--- start ---

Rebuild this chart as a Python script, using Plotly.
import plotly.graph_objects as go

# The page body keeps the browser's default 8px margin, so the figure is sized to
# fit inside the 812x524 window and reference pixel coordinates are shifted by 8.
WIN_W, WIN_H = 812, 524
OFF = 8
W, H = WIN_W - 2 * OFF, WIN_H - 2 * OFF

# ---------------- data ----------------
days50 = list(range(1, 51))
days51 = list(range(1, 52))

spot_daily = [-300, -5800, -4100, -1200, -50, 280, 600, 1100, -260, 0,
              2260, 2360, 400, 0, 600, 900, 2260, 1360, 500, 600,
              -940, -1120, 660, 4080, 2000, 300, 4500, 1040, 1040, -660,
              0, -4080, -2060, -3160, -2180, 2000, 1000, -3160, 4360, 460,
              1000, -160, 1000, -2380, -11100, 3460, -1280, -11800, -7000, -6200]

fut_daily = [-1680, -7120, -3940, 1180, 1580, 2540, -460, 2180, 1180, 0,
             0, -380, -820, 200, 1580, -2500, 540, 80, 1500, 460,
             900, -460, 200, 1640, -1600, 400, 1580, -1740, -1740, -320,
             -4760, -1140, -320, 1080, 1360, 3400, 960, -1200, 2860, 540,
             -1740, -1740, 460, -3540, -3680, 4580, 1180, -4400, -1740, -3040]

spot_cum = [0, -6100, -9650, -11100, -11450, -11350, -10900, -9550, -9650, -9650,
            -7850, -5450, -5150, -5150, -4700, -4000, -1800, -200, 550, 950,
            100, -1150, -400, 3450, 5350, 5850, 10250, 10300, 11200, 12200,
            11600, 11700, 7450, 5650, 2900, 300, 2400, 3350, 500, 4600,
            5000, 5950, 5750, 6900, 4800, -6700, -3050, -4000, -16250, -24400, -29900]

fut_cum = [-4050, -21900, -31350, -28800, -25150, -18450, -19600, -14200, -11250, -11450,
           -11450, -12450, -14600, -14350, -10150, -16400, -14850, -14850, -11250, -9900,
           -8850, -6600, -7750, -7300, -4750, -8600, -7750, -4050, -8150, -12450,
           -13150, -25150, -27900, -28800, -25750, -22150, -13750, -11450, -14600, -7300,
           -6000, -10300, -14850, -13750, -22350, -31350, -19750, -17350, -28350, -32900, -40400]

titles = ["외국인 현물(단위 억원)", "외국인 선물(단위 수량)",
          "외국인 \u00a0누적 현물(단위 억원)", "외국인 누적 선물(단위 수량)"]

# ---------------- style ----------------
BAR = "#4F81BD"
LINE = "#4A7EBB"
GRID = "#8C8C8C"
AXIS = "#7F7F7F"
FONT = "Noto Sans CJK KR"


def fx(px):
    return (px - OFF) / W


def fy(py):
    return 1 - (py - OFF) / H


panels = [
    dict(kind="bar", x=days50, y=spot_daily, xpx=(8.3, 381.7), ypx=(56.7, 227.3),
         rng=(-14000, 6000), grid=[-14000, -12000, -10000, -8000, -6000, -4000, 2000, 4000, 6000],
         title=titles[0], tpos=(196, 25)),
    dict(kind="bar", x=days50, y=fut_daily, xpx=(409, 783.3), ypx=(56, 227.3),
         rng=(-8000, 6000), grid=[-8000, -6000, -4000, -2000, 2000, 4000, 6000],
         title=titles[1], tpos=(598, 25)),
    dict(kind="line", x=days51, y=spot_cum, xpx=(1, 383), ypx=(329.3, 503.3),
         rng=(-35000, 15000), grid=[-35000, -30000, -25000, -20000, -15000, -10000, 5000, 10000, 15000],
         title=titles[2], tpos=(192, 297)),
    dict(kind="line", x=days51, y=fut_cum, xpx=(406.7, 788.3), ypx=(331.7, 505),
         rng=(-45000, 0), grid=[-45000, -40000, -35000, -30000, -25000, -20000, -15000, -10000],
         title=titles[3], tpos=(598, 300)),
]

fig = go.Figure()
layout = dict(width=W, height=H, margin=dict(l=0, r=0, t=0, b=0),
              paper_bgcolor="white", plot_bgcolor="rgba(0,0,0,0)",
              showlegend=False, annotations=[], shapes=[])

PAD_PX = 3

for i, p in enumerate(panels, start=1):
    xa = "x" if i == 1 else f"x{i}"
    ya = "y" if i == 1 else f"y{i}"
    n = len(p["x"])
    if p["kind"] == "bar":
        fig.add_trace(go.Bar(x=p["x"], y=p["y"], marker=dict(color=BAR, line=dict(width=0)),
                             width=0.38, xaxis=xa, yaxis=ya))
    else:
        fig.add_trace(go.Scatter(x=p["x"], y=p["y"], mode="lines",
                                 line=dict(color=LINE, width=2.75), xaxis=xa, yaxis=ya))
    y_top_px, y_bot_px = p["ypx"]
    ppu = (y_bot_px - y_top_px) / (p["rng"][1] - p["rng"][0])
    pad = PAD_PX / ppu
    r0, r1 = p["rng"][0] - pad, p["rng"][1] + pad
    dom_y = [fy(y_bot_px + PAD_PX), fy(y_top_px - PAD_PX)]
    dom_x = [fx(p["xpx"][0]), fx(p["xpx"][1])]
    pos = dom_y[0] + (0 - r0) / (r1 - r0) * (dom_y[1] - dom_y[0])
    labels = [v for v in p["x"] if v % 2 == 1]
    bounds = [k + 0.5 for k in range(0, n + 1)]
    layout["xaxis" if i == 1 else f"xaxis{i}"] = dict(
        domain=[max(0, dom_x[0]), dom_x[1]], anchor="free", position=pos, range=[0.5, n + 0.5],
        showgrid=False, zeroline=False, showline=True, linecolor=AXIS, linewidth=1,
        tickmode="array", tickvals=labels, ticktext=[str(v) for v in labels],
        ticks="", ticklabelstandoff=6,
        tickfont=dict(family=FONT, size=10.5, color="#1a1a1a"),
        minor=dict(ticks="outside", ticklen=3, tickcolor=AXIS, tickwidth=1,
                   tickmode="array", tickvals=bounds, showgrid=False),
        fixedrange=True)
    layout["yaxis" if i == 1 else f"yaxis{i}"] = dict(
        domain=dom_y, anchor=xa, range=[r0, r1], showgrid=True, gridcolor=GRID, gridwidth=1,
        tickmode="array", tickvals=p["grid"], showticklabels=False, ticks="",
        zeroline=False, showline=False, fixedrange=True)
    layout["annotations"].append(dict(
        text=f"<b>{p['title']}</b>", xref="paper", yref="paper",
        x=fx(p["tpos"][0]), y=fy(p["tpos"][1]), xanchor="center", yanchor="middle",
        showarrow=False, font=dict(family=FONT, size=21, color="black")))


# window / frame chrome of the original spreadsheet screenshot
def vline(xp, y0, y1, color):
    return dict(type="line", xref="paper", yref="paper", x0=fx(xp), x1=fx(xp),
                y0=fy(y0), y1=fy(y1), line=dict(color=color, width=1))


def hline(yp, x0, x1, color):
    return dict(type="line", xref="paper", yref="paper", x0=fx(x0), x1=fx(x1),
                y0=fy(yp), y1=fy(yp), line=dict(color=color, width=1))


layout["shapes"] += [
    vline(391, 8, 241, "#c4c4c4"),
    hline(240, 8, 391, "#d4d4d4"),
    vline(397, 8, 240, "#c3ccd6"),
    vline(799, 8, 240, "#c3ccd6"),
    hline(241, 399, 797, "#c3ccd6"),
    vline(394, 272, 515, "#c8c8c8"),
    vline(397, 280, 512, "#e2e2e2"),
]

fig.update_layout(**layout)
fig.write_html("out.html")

--- end ---
--- start ---

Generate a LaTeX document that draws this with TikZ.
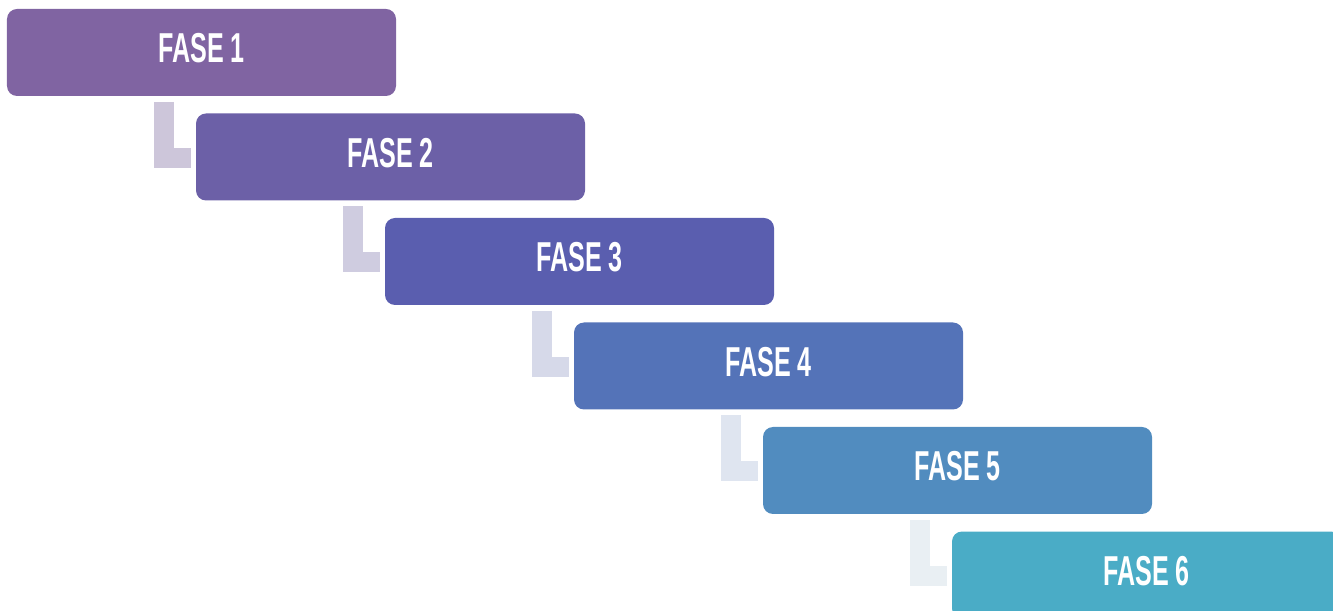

--- end ---
--- start ---

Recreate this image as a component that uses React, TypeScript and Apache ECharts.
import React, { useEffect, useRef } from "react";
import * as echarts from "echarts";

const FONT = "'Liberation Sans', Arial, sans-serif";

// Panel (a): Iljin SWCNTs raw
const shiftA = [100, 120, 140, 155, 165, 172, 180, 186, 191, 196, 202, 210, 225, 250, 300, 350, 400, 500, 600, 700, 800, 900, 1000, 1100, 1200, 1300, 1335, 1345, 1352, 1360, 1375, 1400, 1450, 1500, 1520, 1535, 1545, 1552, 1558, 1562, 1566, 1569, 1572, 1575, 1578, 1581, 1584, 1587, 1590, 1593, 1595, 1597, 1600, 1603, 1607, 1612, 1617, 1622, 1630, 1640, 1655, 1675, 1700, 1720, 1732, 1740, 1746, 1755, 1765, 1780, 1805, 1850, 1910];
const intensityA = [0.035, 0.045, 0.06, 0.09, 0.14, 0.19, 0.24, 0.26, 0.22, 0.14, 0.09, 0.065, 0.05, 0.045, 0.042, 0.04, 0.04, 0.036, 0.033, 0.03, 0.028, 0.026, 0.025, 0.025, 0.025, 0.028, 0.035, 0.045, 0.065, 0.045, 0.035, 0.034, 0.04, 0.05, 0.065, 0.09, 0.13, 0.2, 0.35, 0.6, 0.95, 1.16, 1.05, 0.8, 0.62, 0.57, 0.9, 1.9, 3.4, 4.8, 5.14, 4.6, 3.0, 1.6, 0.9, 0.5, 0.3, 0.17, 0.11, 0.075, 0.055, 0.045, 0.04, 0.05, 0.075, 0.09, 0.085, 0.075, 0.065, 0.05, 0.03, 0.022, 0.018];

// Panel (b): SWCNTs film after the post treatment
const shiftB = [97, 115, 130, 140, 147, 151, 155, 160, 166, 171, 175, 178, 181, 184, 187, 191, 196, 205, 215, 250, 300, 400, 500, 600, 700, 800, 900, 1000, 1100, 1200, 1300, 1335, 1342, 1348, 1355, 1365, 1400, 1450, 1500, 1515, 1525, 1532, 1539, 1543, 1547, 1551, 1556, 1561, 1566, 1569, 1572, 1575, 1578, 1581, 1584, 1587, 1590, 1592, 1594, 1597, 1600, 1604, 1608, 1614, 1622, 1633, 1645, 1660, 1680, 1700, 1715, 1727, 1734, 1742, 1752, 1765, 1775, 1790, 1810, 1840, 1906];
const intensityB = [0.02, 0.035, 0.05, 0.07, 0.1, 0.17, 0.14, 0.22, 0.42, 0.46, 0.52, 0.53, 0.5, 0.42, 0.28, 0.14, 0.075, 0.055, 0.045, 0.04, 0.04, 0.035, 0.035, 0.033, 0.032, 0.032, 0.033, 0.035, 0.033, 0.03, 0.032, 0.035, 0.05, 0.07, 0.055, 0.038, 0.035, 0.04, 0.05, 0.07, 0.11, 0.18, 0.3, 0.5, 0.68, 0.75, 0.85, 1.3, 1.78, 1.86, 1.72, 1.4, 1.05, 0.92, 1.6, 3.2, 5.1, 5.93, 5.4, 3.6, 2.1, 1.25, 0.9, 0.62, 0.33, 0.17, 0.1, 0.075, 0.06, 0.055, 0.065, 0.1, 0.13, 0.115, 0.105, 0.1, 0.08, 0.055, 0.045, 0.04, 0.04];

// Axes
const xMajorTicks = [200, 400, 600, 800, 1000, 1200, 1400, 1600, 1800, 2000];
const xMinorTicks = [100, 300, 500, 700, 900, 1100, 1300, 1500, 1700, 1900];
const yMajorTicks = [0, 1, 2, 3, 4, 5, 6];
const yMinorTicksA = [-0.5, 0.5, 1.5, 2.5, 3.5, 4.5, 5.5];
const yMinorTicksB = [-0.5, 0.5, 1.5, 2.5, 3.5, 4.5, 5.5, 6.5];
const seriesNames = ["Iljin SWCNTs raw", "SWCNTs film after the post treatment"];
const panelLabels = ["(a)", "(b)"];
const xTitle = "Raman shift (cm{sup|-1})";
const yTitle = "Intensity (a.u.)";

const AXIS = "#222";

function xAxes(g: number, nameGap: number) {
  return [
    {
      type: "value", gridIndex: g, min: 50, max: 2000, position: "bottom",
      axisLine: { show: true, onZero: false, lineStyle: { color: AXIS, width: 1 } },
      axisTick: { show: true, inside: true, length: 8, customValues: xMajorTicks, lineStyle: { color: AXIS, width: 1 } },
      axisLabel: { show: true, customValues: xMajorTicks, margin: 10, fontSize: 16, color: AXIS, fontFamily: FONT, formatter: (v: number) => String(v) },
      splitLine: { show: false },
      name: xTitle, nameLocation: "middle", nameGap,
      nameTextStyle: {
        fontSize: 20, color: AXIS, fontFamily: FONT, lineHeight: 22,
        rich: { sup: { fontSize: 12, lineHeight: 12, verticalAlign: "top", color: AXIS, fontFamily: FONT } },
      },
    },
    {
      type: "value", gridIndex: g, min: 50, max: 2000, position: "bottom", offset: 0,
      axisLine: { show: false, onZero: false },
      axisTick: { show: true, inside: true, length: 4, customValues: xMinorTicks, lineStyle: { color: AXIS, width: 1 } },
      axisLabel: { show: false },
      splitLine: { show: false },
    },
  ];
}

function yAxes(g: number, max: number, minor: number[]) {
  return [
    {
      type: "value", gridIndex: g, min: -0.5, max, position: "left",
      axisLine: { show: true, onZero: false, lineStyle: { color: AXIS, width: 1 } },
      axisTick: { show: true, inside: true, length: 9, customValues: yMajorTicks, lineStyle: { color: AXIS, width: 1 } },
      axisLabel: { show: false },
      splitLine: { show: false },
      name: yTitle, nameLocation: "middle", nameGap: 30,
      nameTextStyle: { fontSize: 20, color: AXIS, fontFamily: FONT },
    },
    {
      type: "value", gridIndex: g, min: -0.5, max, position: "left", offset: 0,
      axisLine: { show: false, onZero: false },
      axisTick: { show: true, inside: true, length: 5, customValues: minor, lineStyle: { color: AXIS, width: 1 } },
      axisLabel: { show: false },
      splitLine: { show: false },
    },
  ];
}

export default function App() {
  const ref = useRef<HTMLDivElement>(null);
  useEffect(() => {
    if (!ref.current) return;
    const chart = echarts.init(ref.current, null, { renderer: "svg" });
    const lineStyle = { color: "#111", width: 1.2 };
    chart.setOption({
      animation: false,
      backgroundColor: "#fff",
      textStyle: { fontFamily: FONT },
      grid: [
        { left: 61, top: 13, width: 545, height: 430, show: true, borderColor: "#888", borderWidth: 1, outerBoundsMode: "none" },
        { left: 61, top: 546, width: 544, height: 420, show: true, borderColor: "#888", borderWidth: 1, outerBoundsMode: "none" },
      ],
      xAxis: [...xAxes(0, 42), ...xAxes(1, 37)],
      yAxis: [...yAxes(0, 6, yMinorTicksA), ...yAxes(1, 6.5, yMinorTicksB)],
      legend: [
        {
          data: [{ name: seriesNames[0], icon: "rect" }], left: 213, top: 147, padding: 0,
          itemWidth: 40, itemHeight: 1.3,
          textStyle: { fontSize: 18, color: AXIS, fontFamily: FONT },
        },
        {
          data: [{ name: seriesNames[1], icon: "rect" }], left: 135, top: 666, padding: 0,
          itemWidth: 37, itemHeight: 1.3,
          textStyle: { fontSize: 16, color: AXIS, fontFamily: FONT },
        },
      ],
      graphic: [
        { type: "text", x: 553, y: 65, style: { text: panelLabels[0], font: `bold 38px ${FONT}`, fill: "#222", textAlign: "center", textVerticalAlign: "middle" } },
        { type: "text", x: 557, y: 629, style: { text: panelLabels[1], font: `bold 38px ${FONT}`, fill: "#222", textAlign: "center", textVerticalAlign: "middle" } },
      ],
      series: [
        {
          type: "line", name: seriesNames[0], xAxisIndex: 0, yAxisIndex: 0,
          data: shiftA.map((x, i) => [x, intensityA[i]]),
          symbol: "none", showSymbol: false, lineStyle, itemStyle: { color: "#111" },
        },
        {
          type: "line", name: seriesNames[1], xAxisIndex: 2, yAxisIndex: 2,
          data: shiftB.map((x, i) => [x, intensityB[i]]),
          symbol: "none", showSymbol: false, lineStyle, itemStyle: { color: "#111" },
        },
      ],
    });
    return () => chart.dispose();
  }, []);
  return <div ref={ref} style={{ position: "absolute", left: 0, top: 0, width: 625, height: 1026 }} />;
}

--- end ---

Work to complete: Starting with the line that contains "Rebuild this chart", repeat each line exactly, and stop once the line that contains "-4400, -1740, -3040]" has been repeated.

Complete response:
Rebuild this chart as a Python script, using Plotly.
import plotly.graph_objects as go

# The page body keeps the browser's default 8px margin, so the figure is sized to
# fit inside the 812x524 window and reference pixel coordinates are shifted by 8.
WIN_W, WIN_H = 812, 524
OFF = 8
W, H = WIN_W - 2 * OFF, WIN_H - 2 * OFF

# ---------------- data ----------------
days50 = list(range(1, 51))
days51 = list(range(1, 52))

spot_daily = [-300, -5800, -4100, -1200, -50, 280, 600, 1100, -260, 0,
              2260, 2360, 400, 0, 600, 900, 2260, 1360, 500, 600,
              -940, -1120, 660, 4080, 2000, 300, 4500, 1040, 1040, -660,
              0, -4080, -2060, -3160, -2180, 2000, 1000, -3160, 4360, 460,
              1000, -160, 1000, -2380, -11100, 3460, -1280, -11800, -7000, -6200]

fut_daily = [-1680, -7120, -3940, 1180, 1580, 2540, -460, 2180, 1180, 0,
             0, -380, -820, 200, 1580, -2500, 540, 80, 1500, 460,
             900, -460, 200, 1640, -1600, 400, 1580, -1740, -1740, -320,
             -4760, -1140, -320, 1080, 1360, 3400, 960, -1200, 2860, 540,
             -1740, -1740, 460, -3540, -3680, 4580, 1180, -4400, -1740, -3040]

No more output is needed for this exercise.